Nonostante la recessione degli ultimi anni e la crisi, l’America rimane il paese delle grandi opportunità. È un paese dinamico dove le cose si fanno, accadono. E ci sono opportunità dietro l’angolo. Basta sapersi dare da fare, lavorare sodo, dimostrare grande passione, volontà e determinazione. Io in Italia vedevo tutto statico e senza possibilità di crescita futura anche in un settore come il mio. Si, l’American dream esiste ed è dentro di noi, tocca a noi volerlo realizzare.
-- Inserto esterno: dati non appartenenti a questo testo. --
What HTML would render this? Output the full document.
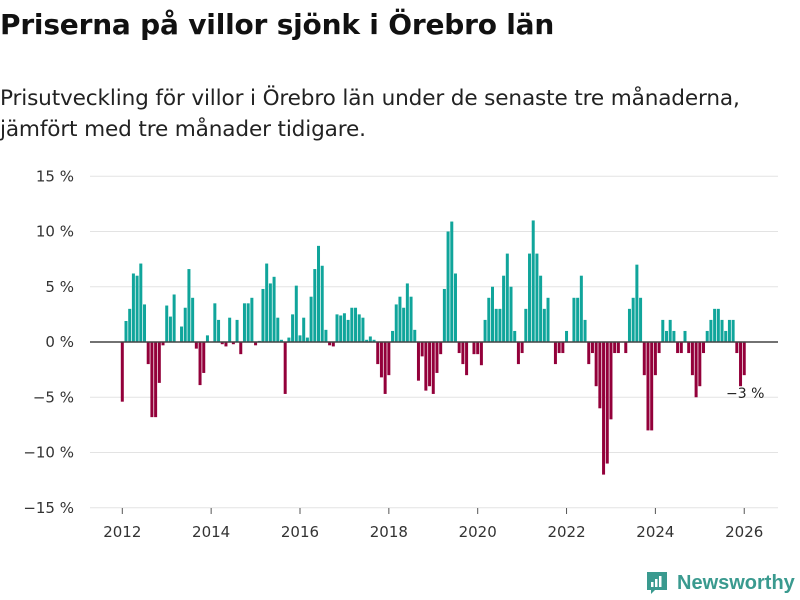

E tu in linea con l’American dream sei diventato un imprenditore nel settore del food…
Quando sono arrivato negli Stati Uniti, i primi tre anni ho lavorato in alcuni ristoranti, trattorie di amici. Dopo anni passati nel settore della ristorazione sia come manager che come chef, mi sono reso conto che stare in cucina stanca. È un lavoro faticoso dove non hai tempo per te e per la tua famiglia. Ho deciso di scommettere sulla mia start up, Vemini Genuine Italian food, perché è un settore che conosco, un lavoro pieno di grandi stimoli, dinamico che sono sicuro mi darà ottimi risultati nel tempo.
La tua città, Bari, cosa hai lasciato e cosa ritrovi quando torni ogni volta?
Gli amici, la famiglia, le passeggiate, il mare. Il profumo del pesce e soprattutto la bontà della pizza, che a Bari si fa nel forno a legna.